**GIVEN PROBLEM:** Pick out every line in the data below that holds "matplotlib".

**DATA SECTION:**
++++++
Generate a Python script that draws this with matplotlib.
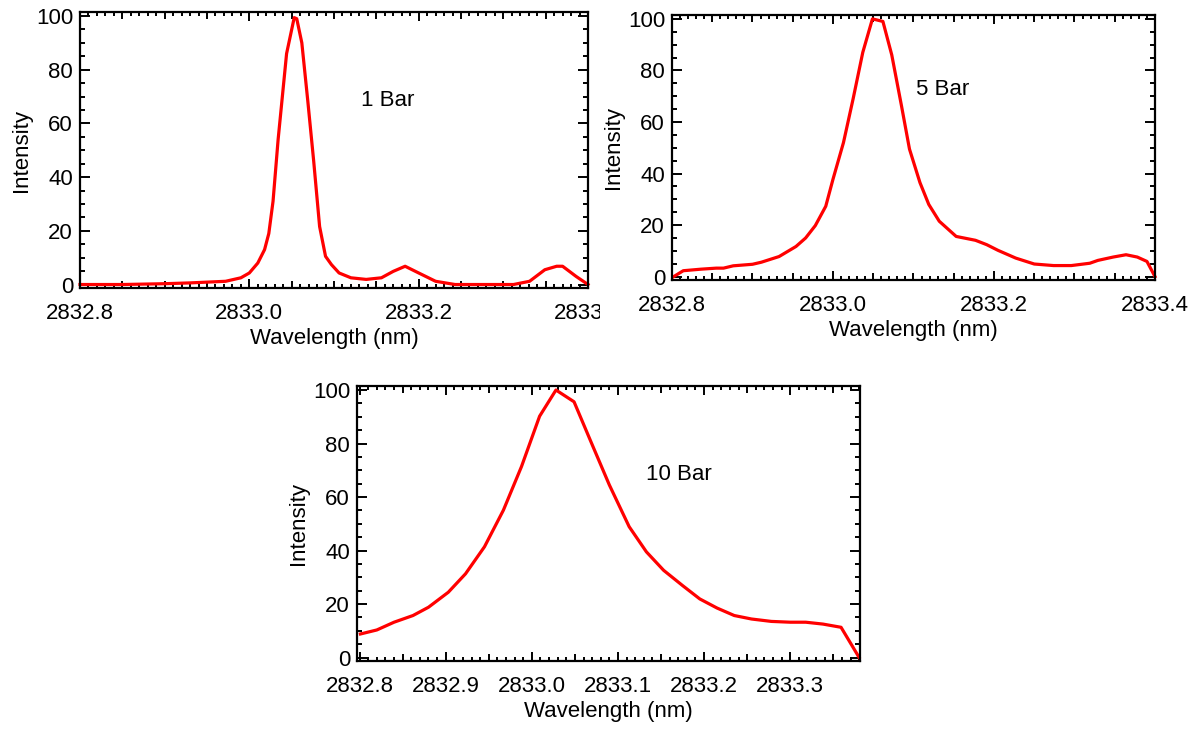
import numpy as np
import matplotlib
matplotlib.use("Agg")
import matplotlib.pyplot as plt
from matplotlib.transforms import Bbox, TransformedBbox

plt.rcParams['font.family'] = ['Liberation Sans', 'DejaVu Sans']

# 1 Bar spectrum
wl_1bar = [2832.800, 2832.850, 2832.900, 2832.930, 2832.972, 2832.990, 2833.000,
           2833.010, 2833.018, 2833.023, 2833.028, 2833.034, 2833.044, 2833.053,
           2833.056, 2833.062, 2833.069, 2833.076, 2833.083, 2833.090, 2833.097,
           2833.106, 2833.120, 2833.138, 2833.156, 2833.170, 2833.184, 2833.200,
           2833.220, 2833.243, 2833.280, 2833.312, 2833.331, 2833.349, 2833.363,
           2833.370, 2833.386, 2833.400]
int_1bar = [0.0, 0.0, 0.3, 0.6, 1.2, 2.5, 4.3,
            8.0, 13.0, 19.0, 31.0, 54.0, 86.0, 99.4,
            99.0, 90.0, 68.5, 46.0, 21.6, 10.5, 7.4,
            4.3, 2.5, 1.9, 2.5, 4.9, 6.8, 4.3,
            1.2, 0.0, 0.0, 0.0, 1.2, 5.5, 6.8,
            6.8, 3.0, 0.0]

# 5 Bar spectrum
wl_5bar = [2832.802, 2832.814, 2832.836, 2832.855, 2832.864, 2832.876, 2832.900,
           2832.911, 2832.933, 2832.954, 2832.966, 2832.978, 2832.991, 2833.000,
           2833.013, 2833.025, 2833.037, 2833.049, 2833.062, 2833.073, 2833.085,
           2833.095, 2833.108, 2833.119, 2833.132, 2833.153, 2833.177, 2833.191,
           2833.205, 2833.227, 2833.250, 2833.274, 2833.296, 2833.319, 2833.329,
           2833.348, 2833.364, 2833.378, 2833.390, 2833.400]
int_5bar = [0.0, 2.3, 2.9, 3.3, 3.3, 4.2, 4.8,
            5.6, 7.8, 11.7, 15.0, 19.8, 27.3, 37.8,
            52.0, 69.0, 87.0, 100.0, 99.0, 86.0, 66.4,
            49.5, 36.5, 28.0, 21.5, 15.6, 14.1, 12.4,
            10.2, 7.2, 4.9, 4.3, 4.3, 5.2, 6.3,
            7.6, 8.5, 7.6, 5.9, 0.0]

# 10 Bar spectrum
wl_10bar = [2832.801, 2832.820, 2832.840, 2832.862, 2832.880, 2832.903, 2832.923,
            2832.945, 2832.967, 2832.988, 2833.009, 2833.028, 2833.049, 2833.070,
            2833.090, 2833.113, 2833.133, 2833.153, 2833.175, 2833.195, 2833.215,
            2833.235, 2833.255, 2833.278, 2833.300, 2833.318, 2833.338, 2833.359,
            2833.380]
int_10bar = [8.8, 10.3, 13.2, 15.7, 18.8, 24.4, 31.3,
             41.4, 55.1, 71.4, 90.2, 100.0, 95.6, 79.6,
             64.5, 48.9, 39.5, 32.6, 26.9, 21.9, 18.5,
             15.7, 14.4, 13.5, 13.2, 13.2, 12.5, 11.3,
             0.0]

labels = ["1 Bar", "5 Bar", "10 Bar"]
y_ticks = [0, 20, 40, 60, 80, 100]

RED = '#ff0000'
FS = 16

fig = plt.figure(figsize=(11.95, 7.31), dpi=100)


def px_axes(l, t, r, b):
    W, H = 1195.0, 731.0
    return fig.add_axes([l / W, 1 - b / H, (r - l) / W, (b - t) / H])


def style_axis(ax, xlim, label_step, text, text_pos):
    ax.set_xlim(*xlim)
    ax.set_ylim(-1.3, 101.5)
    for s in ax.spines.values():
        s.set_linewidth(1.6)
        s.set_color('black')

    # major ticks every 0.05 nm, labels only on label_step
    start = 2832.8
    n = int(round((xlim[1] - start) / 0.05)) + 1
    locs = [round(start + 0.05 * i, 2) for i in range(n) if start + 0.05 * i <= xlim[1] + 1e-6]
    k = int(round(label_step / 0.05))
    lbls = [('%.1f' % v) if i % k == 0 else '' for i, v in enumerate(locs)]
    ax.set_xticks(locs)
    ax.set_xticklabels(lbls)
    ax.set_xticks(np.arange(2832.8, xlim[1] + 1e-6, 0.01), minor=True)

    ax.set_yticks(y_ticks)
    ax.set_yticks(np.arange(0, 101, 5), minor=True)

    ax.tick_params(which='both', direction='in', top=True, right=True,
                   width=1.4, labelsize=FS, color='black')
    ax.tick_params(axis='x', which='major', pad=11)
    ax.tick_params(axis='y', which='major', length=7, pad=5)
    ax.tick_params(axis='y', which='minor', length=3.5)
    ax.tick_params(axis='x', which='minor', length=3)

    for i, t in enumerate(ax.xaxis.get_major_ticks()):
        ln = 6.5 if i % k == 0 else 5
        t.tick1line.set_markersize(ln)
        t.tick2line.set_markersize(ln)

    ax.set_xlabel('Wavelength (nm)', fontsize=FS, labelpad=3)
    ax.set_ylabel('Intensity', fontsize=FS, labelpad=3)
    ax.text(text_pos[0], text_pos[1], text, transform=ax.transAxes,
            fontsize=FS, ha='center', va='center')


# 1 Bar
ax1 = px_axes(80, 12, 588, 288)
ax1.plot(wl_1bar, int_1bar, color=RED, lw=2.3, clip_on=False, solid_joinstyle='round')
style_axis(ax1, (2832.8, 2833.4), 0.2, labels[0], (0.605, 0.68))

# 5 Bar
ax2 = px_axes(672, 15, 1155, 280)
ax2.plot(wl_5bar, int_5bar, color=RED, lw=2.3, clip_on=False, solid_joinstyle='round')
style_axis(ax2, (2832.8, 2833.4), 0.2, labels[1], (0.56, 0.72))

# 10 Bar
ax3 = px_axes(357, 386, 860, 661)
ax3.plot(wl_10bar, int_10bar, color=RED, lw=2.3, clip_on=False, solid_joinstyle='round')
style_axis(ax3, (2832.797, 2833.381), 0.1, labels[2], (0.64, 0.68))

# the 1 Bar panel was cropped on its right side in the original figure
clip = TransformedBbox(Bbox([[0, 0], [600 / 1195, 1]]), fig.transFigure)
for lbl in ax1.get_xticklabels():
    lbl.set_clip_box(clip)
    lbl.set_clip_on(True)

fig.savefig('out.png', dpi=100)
++++++
**EXERCISE ANSWER:**
Generate a Python script that draws this with matplotlib.
import matplotlib
matplotlib.use("Agg")
import matplotlib.pyplot as plt
from matplotlib.transforms import Bbox, TransformedBbox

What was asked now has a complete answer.